Raw data.
--- Start ---

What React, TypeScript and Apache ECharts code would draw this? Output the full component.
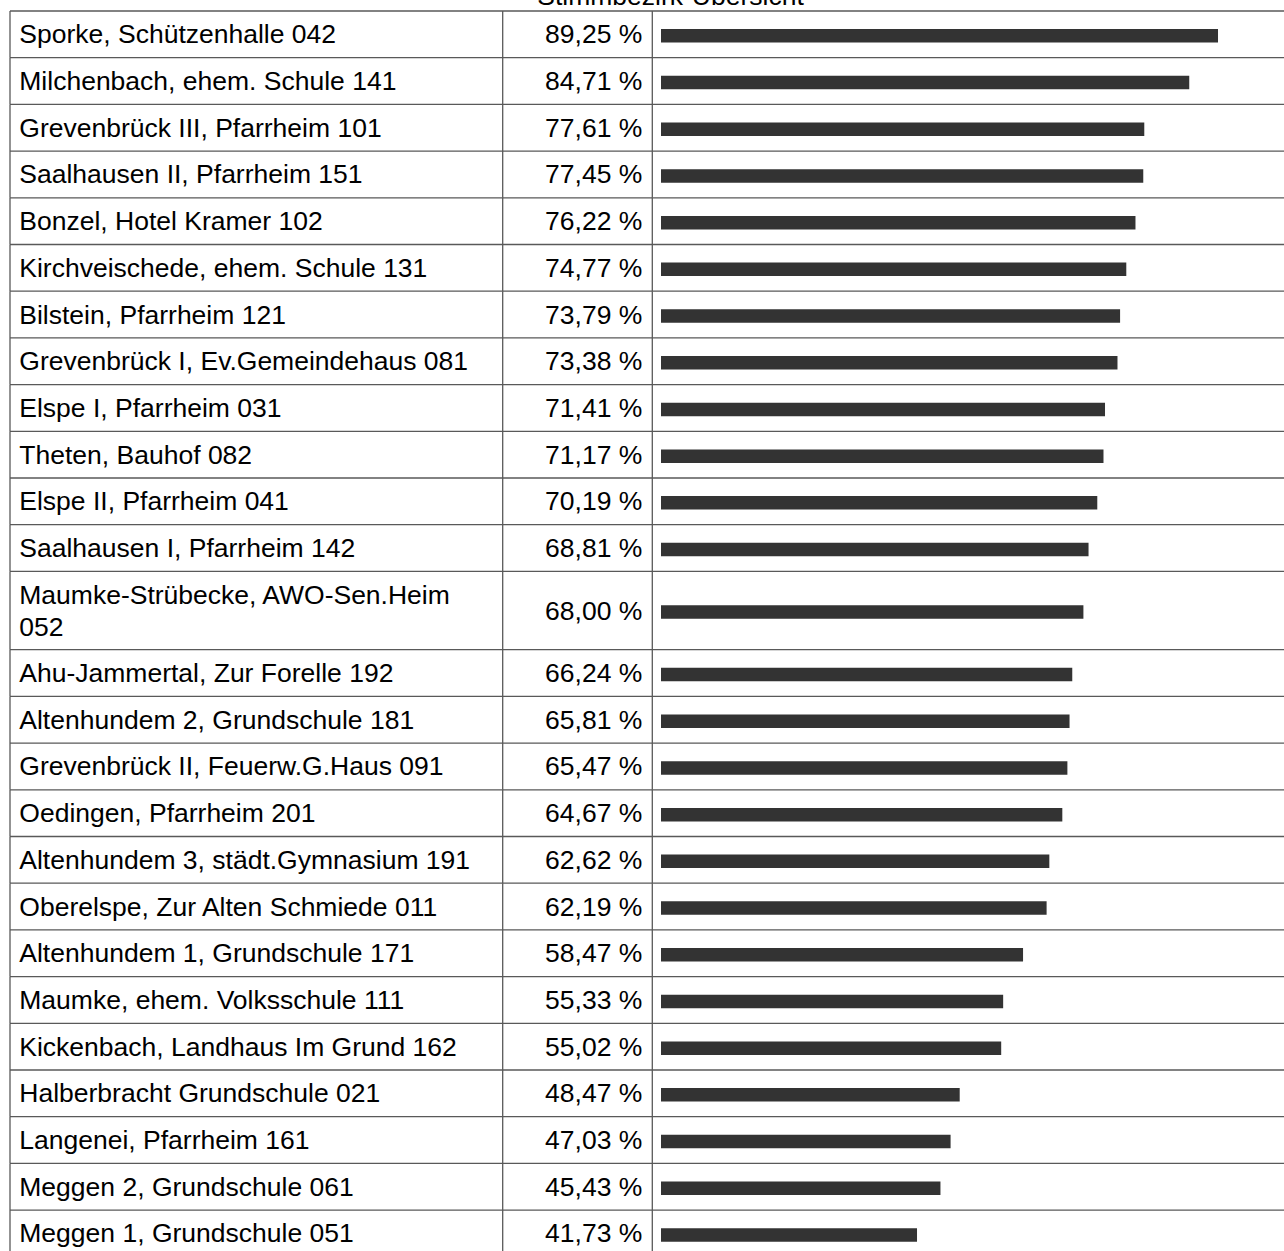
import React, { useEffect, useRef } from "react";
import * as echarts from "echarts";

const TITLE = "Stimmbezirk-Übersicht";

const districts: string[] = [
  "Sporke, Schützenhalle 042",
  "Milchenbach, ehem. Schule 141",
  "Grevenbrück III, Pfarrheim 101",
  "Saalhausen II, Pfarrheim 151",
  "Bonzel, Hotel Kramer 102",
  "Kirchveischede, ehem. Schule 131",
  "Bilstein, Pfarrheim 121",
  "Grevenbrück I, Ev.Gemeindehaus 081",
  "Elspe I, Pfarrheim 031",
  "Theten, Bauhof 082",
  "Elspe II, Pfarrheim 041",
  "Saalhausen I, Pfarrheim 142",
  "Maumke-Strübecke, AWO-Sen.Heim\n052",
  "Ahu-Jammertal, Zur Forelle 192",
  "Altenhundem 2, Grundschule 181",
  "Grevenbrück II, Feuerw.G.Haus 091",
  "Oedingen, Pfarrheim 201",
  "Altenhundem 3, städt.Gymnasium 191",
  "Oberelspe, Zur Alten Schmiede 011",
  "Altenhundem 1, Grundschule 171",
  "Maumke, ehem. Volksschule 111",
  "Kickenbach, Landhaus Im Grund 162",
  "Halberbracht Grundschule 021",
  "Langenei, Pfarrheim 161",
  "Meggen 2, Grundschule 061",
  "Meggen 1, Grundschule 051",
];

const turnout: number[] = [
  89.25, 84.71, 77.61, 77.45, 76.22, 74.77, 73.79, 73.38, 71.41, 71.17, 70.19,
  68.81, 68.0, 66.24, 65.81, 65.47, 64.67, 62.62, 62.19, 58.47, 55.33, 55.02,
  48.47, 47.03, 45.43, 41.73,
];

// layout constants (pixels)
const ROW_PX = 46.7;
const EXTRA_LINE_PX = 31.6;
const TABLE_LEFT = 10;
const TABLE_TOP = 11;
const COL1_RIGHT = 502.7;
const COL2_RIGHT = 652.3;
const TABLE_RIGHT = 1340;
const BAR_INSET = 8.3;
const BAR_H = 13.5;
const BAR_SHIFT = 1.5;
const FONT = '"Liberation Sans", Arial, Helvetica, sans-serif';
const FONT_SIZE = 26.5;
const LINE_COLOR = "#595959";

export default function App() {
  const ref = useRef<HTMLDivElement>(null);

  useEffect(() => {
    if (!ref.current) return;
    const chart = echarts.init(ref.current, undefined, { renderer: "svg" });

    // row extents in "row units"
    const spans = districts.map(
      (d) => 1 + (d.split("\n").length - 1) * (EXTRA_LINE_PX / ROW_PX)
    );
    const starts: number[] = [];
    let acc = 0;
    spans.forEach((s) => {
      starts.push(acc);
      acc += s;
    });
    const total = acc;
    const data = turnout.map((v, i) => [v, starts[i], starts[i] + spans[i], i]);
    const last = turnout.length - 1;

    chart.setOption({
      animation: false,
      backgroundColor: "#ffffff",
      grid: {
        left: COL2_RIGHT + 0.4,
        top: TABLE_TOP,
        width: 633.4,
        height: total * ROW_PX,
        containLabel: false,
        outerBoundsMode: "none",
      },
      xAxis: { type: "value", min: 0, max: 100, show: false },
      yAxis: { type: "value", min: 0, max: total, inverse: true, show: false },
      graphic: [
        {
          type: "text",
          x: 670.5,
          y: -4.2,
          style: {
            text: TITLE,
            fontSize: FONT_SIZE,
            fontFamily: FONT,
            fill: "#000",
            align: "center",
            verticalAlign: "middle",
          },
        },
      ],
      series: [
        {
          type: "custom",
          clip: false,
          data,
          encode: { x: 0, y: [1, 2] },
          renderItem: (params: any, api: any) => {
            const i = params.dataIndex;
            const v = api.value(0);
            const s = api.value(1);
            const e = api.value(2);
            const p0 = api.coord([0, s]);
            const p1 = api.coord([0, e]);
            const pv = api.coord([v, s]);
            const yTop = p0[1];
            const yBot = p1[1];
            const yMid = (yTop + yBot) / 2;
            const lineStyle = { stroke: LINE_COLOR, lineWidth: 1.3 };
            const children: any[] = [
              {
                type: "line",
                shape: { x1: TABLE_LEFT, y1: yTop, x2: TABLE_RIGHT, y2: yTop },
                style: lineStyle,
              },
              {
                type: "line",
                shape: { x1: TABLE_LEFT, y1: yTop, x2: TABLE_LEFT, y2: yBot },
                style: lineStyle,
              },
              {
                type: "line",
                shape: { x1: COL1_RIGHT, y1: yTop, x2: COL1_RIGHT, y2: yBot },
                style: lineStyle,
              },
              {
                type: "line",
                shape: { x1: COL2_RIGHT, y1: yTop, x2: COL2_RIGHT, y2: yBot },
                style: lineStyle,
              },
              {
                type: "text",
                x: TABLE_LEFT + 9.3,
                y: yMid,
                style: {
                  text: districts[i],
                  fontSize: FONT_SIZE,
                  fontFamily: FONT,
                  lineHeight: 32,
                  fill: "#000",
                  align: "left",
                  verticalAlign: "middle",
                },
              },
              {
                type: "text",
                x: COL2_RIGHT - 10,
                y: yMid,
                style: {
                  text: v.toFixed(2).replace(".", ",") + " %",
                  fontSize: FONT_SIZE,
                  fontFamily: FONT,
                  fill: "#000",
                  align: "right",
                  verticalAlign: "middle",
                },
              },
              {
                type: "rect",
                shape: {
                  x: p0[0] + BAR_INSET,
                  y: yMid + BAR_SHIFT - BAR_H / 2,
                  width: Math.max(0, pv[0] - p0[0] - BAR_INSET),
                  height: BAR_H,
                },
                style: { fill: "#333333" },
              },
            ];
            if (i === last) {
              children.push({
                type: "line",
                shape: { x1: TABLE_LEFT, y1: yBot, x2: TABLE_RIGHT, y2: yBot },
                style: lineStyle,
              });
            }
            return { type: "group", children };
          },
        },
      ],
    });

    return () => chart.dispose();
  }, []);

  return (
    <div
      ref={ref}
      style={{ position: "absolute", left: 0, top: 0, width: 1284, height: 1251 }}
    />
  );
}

--- End ---

Given exercise. Make an exact copy of the whole listing, but don't bring over any pictures.

Task solution.
What React, TypeScript and Apache ECharts code would draw this? Output the full component.
import React, { useEffect, useRef } from "react";
import * as echarts from "echarts";

const TITLE = "Stimmbezirk-Übersicht";

const districts: string[] = [
  "Sporke, Schützenhalle 042",
  "Milchenbach, ehem. Schule 141",
  "Grevenbrück III, Pfarrheim 101",
  "Saalhausen II, Pfarrheim 151",
  "Bonzel, Hotel Kramer 102",
  "Kirchveischede, ehem. Schule 131",
  "Bilstein, Pfarrheim 121",
  "Grevenbrück I, Ev.Gemeindehaus 081",
  "Elspe I, Pfarrheim 031",
  "Theten, Bauhof 082",
  "Elspe II, Pfarrheim 041",
  "Saalhausen I, Pfarrheim 142",
  "Maumke-Strübecke, AWO-Sen.Heim\n052",
  "Ahu-Jammertal, Zur Forelle 192",
  "Altenhundem 2, Grundschule 181",
  "Grevenbrück II, Feuerw.G.Haus 091",
  "Oedingen, Pfarrheim 201",
  "Altenhundem 3, städt.Gymnasium 191",
  "Oberelspe, Zur Alten Schmiede 011",
  "Altenhundem 1, Grundschule 171",
  "Maumke, ehem. Volksschule 111",
  "Kickenbach, Landhaus Im Grund 162",
  "Halberbracht Grundschule 021",
  "Langenei, Pfarrheim 161",
  "Meggen 2, Grundschule 061",
  "Meggen 1, Grundschule 051",
];

const turnout: number[] = [
  89.25, 84.71, 77.61, 77.45, 76.22, 74.77, 73.79, 73.38, 71.41, 71.17, 70.19,
  68.81, 68.0, 66.24, 65.81, 65.47, 64.67, 62.62, 62.19, 58.47, 55.33, 55.02,
  48.47, 47.03, 45.43, 41.73,
];

// layout constants (pixels)
const ROW_PX = 46.7;
const EXTRA_LINE_PX = 31.6;
const TABLE_LEFT = 10;
const TABLE_TOP = 11;
const COL1_RIGHT = 502.7;
const COL2_RIGHT = 652.3;
const TABLE_RIGHT = 1340;
const BAR_INSET = 8.3;
const BAR_H = 13.5;
const BAR_SHIFT = 1.5;
const FONT = '"Liberation Sans", Arial, Helvetica, sans-serif';
const FONT_SIZE = 26.5;
const LINE_COLOR = "#595959";

export default function App() {
  const ref = useRef<HTMLDivElement>(null);

  useEffect(() => {
    if (!ref.current) return;
    const chart = echarts.init(ref.current, undefined, { renderer: "svg" });

    // row extents in "row units"
    const spans = districts.map(
      (d) => 1 + (d.split("\n").length - 1) * (EXTRA_LINE_PX / ROW_PX)
    );
    const starts: number[] = [];
    let acc = 0;
    spans.forEach((s) => {
      starts.push(acc);
      acc += s;
    });
    const total = acc;
    const data = turnout.map((v, i) => [v, starts[i], starts[i] + spans[i], i]);
    const last = turnout.length - 1;

    chart.setOption({
      animation: false,
      backgroundColor: "#ffffff",
      grid: {
        left: COL2_RIGHT + 0.4,
        top: TABLE_TOP,
        width: 633.4,
        height: total * ROW_PX,
        containLabel: false,
        outerBoundsMode: "none",
      },
      xAxis: { type: "value", min: 0, max: 100, show: false },
      yAxis: { type: "value", min: 0, max: total, inverse: true, show: false },
      graphic: [
        {
          type: "text",
          x: 670.5,
          y: -4.2,
          style: {
            text: TITLE,
            fontSize: FONT_SIZE,
            fontFamily: FONT,
            fill: "#000",
            align: "center",
            verticalAlign: "middle",
          },
        },
      ],
      series: [
        {
          type: "custom",
          clip: false,
          data,
          encode: { x: 0, y: [1, 2] },
          renderItem: (params: any, api: any) => {
            const i = params.dataIndex;
            const v = api.value(0);
            const s = api.value(1);
            const e = api.value(2);
            const p0 = api.coord([0, s]);
            const p1 = api.coord([0, e]);
            const pv = api.coord([v, s]);
            const yTop = p0[1];
            const yBot = p1[1];
            const yMid = (yTop + yBot) / 2;
            const lineStyle = { stroke: LINE_COLOR, lineWidth: 1.3 };
            const children: any[] = [
              {
                type: "line",
                shape: { x1: TABLE_LEFT, y1: yTop, x2: TABLE_RIGHT, y2: yTop },
                style: lineStyle,
              },
              {
                type: "line",
                shape: { x1: TABLE_LEFT, y1: yTop, x2: TABLE_LEFT, y2: yBot },
                style: lineStyle,
              },
              {
                type: "line",
                shape: { x1: COL1_RIGHT, y1: yTop, x2: COL1_RIGHT, y2: yBot },
                style: lineStyle,
              },
              {
                type: "line",
                shape: { x1: COL2_RIGHT, y1: yTop, x2: COL2_RIGHT, y2: yBot },
                style: lineStyle,
              },
              {
                type: "text",
                x: TABLE_LEFT + 9.3,
                y: yMid,
                style: {
                  text: districts[i],
                  fontSize: FONT_SIZE,
                  fontFamily: FONT,
                  lineHeight: 32,
                  fill: "#000",
                  align: "left",
                  verticalAlign: "middle",
                },
              },
              {
                type: "text",
                x: COL2_RIGHT - 10,
                y: yMid,
                style: {
                  text: v.toFixed(2).replace(".", ",") + " %",
                  fontSize: FONT_SIZE,
                  fontFamily: FONT,
                  fill: "#000",
                  align: "right",
                  verticalAlign: "middle",
                },
              },
              {
                type: "rect",
                shape: {
                  x: p0[0] + BAR_INSET,
                  y: yMid + BAR_SHIFT - BAR_H / 2,
                  width: Math.max(0, pv[0] - p0[0] - BAR_INSET),
                  height: BAR_H,
                },
                style: { fill: "#333333" },
              },
            ];
            if (i === last) {
              children.push({
                type: "line",
                shape: { x1: TABLE_LEFT, y1: yBot, x2: TABLE_RIGHT, y2: yBot },
                style: lineStyle,
              });
            }
            return { type: "group", children };
          },
        },
      ],
    });

    return () => chart.dispose();
  }, []);

  return (
    <div
      ref={ref}
      style={{ position: "absolute", left: 0, top: 0, width: 1284, height: 1251 }}
    />
  );
}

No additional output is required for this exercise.